[Plotting code records]
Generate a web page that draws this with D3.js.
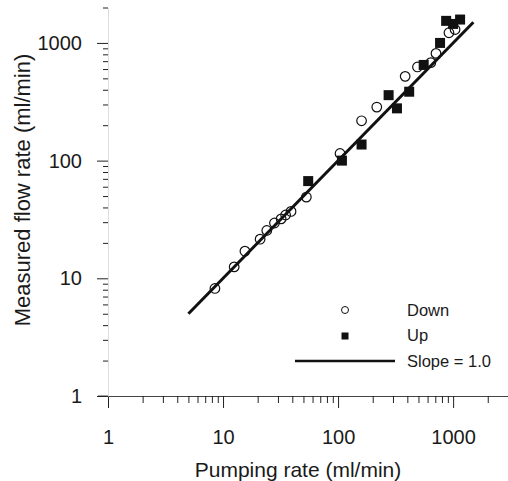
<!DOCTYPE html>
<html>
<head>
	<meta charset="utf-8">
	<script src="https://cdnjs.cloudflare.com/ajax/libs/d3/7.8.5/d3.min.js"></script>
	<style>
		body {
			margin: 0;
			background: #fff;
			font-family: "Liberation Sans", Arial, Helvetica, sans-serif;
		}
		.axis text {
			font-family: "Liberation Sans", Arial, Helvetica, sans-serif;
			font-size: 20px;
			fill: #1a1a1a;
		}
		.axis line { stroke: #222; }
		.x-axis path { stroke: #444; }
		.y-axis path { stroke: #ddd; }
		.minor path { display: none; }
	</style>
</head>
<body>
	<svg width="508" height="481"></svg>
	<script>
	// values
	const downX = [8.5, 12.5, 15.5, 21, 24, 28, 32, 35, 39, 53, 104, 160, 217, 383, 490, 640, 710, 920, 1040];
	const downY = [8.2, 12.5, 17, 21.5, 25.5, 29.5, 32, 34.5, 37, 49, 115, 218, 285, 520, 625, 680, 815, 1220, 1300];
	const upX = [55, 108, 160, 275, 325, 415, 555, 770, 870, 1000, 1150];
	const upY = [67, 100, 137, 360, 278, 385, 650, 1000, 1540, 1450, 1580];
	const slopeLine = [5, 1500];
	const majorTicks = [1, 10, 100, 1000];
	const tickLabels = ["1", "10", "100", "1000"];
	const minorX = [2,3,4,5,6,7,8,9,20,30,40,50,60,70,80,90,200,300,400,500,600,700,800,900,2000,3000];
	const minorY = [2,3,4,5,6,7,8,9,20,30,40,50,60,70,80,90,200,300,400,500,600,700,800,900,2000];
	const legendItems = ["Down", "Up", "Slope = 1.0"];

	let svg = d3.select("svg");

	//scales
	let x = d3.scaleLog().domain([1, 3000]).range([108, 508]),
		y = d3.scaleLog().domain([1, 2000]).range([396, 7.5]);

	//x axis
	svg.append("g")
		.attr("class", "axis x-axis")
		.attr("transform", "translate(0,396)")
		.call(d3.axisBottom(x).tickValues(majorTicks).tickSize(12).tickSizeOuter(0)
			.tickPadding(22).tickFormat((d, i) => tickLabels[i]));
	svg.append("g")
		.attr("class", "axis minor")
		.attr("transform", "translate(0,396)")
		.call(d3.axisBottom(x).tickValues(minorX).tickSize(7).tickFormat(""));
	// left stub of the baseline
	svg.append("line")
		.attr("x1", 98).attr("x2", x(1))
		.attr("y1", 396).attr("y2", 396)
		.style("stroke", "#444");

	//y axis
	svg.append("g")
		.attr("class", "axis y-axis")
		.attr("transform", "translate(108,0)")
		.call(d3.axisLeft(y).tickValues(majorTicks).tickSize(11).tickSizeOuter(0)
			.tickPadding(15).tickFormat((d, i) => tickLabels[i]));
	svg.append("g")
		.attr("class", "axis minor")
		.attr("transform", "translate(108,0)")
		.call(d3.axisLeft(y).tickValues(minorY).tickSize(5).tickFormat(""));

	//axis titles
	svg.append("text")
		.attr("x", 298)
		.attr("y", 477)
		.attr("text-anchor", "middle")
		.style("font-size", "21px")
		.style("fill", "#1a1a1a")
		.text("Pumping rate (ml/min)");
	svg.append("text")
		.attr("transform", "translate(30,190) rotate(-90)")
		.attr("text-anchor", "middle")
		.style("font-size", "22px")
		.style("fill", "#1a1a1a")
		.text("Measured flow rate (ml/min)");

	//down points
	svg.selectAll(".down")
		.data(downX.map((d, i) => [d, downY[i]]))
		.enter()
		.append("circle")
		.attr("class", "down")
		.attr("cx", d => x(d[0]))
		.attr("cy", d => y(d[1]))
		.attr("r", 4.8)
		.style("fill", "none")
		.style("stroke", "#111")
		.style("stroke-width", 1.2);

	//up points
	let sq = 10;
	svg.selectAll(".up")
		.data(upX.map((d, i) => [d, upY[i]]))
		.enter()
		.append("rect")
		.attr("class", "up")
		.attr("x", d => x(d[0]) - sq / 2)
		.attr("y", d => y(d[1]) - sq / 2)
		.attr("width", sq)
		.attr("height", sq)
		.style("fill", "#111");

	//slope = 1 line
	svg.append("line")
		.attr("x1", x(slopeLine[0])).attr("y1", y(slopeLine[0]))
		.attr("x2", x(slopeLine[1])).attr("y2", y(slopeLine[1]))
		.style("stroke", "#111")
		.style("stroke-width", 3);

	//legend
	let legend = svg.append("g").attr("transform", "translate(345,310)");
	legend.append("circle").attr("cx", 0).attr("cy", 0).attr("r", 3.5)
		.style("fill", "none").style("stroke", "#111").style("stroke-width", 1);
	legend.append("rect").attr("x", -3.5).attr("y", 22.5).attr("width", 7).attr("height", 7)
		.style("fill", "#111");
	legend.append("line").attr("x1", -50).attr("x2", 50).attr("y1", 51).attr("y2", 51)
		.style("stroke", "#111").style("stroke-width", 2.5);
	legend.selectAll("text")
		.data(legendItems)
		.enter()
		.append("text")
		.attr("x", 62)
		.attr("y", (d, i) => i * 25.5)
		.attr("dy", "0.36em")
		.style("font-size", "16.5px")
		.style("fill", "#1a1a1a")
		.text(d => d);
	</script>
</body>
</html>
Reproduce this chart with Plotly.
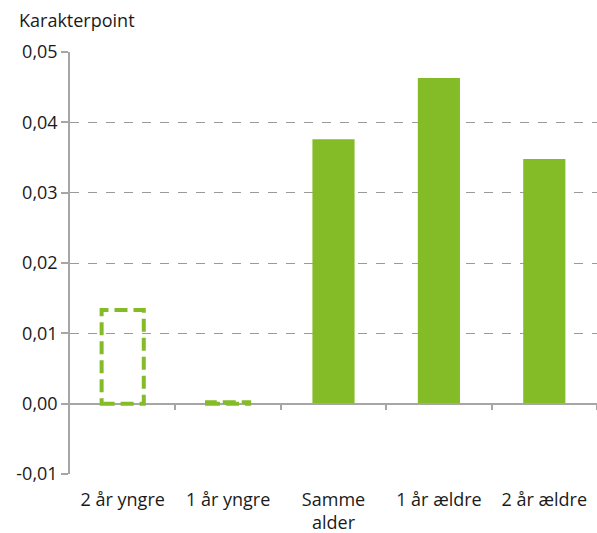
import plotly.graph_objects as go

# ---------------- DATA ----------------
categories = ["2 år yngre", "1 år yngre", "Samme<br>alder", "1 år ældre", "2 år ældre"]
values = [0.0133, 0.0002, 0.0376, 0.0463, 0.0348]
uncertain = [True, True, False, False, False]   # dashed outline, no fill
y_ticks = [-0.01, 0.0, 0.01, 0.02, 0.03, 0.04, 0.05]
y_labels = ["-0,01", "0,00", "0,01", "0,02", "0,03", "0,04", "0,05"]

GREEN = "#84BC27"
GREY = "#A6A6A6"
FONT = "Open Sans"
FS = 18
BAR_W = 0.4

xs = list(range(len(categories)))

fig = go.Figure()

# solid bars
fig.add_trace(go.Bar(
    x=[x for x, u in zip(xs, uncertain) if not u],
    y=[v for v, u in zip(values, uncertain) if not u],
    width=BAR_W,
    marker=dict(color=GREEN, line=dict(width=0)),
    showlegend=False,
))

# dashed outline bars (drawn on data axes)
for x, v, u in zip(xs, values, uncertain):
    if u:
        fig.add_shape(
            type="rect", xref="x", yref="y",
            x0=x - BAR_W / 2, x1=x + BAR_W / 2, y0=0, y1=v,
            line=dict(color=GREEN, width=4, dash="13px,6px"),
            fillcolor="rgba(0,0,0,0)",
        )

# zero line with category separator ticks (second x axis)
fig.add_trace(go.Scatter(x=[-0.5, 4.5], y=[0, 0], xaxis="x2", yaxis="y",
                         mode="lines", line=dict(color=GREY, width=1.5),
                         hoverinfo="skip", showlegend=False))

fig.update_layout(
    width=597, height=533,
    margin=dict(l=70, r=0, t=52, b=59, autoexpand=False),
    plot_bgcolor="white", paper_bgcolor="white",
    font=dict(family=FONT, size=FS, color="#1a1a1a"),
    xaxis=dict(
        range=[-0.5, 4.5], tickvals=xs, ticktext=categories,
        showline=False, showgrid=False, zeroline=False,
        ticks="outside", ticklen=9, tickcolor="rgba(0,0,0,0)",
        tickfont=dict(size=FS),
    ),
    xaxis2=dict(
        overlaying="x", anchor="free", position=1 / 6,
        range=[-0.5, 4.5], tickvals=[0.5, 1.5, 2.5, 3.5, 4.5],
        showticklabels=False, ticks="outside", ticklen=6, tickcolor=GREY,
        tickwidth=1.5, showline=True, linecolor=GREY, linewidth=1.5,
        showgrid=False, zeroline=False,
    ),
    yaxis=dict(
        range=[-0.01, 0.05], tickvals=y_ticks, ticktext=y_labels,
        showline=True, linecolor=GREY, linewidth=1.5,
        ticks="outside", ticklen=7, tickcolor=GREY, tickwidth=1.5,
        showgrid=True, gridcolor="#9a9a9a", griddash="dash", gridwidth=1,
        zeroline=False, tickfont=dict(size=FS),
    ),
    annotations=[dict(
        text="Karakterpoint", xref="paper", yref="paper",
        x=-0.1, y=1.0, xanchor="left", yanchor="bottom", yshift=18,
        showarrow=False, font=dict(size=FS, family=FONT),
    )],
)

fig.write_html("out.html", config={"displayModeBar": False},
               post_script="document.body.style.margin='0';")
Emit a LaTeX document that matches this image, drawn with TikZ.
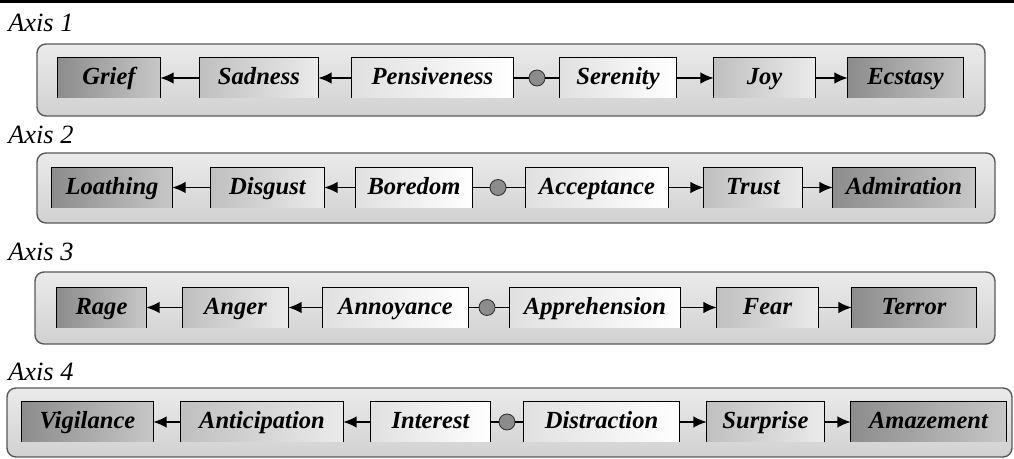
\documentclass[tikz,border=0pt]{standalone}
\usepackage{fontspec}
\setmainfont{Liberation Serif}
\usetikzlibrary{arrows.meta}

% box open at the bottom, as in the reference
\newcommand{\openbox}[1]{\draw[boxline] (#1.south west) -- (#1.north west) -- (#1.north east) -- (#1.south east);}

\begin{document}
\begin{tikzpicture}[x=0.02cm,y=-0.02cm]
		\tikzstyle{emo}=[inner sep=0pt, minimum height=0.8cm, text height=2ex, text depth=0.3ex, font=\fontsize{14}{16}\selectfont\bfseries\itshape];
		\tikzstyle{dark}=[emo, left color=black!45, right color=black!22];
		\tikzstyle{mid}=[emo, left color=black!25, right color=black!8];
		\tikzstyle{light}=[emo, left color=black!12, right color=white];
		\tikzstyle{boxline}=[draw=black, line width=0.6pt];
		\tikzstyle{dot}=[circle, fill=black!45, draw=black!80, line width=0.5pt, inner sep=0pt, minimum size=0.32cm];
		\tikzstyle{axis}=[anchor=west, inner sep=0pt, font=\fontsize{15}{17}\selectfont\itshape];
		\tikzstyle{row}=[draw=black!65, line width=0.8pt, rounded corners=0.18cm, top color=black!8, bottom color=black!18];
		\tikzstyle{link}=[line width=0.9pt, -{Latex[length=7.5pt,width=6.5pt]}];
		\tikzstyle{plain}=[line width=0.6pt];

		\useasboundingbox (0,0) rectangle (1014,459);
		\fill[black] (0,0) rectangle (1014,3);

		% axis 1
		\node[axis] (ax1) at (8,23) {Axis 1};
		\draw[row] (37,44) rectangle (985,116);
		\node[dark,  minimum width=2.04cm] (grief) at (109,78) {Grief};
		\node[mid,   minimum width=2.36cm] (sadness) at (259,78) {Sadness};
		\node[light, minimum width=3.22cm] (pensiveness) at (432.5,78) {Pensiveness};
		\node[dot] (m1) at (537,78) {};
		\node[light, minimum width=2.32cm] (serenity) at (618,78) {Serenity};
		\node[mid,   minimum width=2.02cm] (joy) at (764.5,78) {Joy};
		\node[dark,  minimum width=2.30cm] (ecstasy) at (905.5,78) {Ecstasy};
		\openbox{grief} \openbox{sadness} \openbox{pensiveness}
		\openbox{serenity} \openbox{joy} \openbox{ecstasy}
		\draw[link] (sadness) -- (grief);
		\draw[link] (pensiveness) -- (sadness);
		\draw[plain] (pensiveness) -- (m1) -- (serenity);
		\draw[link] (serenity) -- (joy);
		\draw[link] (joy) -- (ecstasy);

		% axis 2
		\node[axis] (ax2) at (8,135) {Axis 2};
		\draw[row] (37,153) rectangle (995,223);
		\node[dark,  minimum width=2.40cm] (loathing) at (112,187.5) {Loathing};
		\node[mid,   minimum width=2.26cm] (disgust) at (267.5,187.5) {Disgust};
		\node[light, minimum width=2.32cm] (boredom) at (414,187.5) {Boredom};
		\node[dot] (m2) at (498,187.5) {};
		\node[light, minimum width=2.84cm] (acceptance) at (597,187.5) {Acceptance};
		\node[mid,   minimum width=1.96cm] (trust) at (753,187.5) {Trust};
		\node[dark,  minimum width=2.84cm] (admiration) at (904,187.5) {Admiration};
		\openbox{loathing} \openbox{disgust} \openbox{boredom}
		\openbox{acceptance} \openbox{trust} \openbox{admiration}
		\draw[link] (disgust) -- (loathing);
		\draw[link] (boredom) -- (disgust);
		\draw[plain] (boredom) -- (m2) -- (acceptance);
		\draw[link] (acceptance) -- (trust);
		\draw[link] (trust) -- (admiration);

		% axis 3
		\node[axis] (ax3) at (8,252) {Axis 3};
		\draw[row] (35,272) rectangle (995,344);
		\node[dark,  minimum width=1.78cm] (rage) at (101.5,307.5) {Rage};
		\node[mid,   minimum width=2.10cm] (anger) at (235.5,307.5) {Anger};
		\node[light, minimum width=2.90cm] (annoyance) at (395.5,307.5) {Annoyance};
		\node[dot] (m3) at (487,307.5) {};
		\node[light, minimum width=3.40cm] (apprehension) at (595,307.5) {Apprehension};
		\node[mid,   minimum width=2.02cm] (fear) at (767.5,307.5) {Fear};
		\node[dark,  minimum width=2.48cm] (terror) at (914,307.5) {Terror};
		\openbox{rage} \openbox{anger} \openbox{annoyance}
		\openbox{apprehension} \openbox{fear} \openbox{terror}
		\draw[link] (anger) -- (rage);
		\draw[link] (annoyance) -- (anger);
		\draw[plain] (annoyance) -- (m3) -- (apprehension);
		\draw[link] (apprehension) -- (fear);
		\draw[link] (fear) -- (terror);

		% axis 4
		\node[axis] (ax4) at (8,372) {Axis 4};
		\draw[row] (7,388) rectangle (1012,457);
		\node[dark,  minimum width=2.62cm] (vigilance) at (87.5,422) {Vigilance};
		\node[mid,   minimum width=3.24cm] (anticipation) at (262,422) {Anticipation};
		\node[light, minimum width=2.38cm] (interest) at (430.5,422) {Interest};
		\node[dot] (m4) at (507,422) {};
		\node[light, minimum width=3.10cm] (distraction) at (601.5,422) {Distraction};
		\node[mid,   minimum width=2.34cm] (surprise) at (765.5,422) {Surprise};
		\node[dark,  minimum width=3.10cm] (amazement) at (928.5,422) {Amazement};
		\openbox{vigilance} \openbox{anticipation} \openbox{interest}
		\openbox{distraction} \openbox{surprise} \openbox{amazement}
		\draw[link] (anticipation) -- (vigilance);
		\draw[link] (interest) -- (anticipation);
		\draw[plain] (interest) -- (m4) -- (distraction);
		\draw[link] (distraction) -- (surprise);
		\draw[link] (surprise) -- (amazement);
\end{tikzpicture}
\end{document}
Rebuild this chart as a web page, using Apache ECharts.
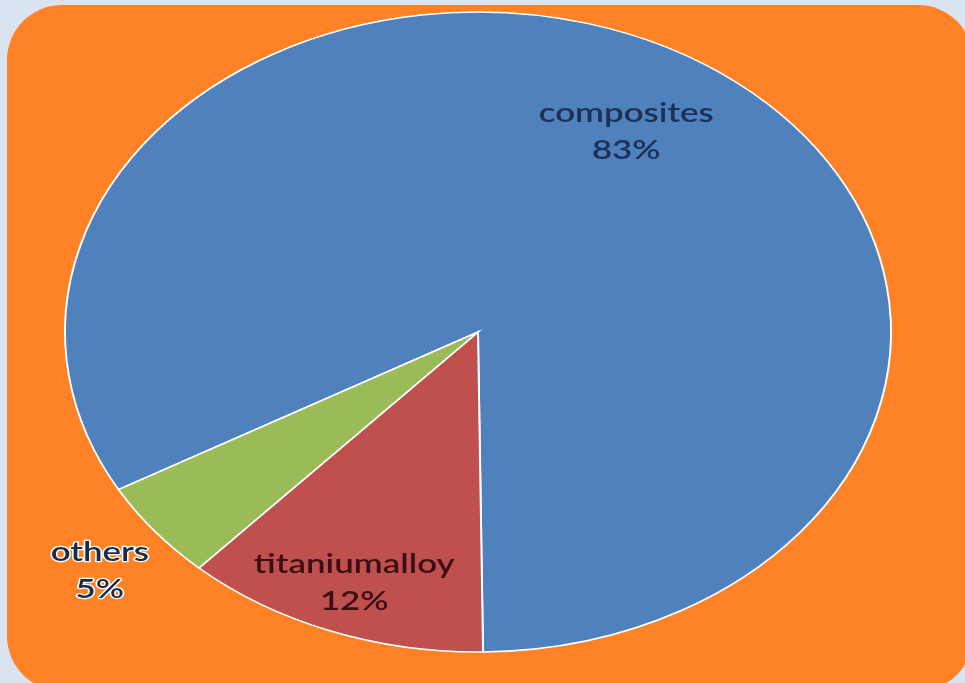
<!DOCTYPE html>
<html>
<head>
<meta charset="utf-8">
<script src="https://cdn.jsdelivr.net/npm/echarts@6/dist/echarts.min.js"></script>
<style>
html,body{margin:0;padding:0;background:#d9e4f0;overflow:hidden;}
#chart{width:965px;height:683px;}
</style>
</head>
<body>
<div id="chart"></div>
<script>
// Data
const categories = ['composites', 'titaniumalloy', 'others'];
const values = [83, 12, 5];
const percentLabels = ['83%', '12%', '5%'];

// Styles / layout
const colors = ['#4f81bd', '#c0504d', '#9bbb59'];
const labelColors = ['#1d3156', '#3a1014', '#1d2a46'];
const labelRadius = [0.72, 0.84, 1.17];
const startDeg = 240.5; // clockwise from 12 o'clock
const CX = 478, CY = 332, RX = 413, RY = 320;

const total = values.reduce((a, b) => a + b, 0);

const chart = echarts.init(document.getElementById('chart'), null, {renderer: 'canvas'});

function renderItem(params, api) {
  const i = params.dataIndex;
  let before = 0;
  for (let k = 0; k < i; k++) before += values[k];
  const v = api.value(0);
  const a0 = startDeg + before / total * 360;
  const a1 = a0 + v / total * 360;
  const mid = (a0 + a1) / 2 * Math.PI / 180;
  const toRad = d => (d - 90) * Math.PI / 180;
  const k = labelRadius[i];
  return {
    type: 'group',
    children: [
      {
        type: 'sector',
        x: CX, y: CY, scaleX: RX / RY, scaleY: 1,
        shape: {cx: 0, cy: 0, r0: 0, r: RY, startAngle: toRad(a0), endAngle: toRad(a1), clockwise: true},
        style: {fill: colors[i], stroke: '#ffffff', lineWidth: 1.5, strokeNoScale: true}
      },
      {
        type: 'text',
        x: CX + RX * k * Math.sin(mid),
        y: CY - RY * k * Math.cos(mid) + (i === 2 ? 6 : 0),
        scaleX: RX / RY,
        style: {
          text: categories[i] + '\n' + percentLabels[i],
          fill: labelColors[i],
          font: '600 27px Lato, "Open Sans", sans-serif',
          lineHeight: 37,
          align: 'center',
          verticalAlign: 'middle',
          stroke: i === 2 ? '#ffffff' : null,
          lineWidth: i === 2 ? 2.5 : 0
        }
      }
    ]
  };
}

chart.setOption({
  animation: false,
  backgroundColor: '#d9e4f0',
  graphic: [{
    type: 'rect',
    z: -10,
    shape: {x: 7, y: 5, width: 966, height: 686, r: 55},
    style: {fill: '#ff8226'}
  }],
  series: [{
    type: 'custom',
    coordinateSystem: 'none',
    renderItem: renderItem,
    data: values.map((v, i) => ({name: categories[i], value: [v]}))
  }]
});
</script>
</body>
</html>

• **EXERCISE DESCRIPTION**
Beginning with the line above that contains "Reproduce this chart with Plotly." and finishing with the line that contains "import plotly.graph_objects as go", print those lines exactly and only. Skip all pictures.

• **SOLUTION FOR THIS TASK**
Reproduce this chart with Plotly.
import plotly.graph_objects as go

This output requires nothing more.